Wear comfortable shoes. Bamberg’s old town is built on hills with cobblestone streets throughout. Sturdy footwear is essential, especially if you plan to climb to Altenburg Castle or St. Michael’s Monastery for the panoramic views over the city.
Give the rauchbier a fair chance. The smoky flavor of Schlenkerla’s Märzen is an acquired taste, but give it a few sips. It pairs beautifully with the smoked meats served in the brewery’s kitchen and grows more enjoyable as you go. Sandy was skeptical at first and ended up ordering a second round.

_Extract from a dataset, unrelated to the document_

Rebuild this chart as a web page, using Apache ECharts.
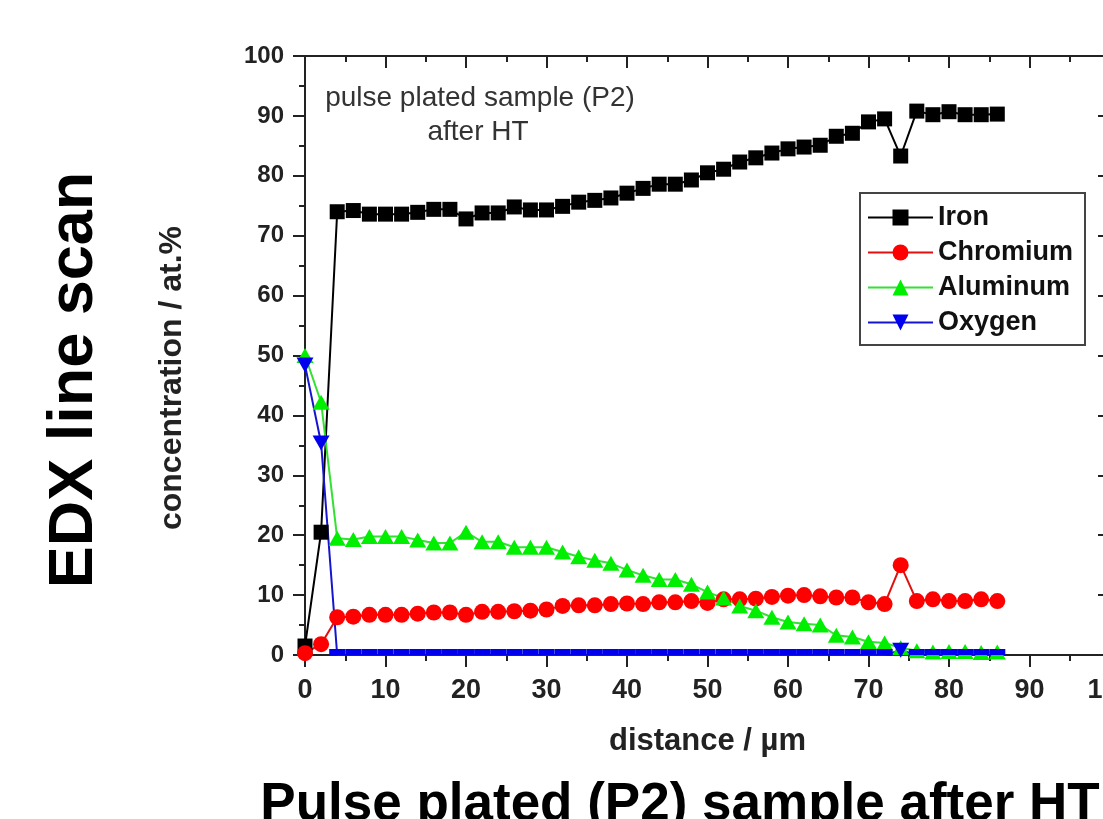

Visit the Rose Garden at Neue Residenz for the view. The garden itself is lovely, but the real prize is the panoramic view over Bamberg’s rooftops and church towers. It is one of the finest vantage points in the city and is free to enter with palace admission.
Don’t miss the outdoor market at Maxplatz. If you visit in spring or summer, Bamberg’s outdoor market is one of the finest in Bavaria — fresh produce, local honey, flowers, and regional specialties. We loaded up on fresh strawberries that tasted nothing like the ones back home.
Allow at least a full day. Bamberg is compact but wonderfully dense with things to see. A half-day visit barely scratches the surface. If you are on a river cruise, take full advantage of any extended time ashore — this is one port where every extra hour is well spent.
Frequently Asked Questions
Is Bamberg worth visiting for a day trip? Absolutely. Bamberg is one of Germany’s most rewarding day trips, particularly from Nuremberg (just 40 minutes by train). The old town is compact and walkable, the beer culture is world-class, and the cathedral and Old Town Hall alone justify the journey.
What is rauchbier and why is Bamberg famous for it? Rauchbier is a traditional smoked beer brewed with malt kilned over an open beechwood fire rather than dried with hot air, giving it a distinctive smoky, bacon-like flavor. Bamberg’s Schlenkerla brewery has been producing rauchbier continuously since 1678, making it the most celebrated producer of this style in the world.
What is the Bamberg Horseman? The Bamberg Horseman (Bamberger Reiter) is a life-sized equestrian statue inside the Bamberg Cathedral, carved around 1235. It is one of the earliest and most celebrated equestrian statues in medieval Europe. The identity of the rider — depicted as a young, idealized king — has been debated for centuries, with theories ranging from King Stephen of Hungary to a symbolic representation of the ideal Christian ruler.
How do I get to Bamberg? Bamberg is served by frequent direct trains from Nuremberg (40 minutes), Würzburg (45 minutes), and Munich (approximately 2 hours). The train station is about a 15-minute walk from the old town. Bamberg is also a regular stop on river cruise itineraries along the Main River, including those operated by Uniworld, Viking, and AmaWaterways.
When is the best time to visit Bamberg? Late spring and early summer (May through June) offer the most beautiful conditions — the Rose Garden at Neue Residenz is in full bloom, the outdoor markets are at their peak, and the weather is ideal for beer garden afternoons. The Christmas market in December is also famously beautiful, drawing visitors from across Germany.
Is Bamberg’s old town easy to walk? Yes, though it is hilly. The core of the old town — Domplatz, Altes Rathaus, and the main shopping streets — is very walkable. The climbs to St. Michael’s Monastery and Altenburg Castle require more effort but reward you with spectacular views over the rooftops and surrounding countryside.
Can you visit Bamberg on a river cruise? Yes — Bamberg is a regular stop on Rhine and Main river cruise itineraries. Ships dock along the Regnitz River just a short walk from the old town. We arrived aboard Uniworld’s River Duchess and found the shore excursion time more than sufficient for a full and satisfying day of exploring.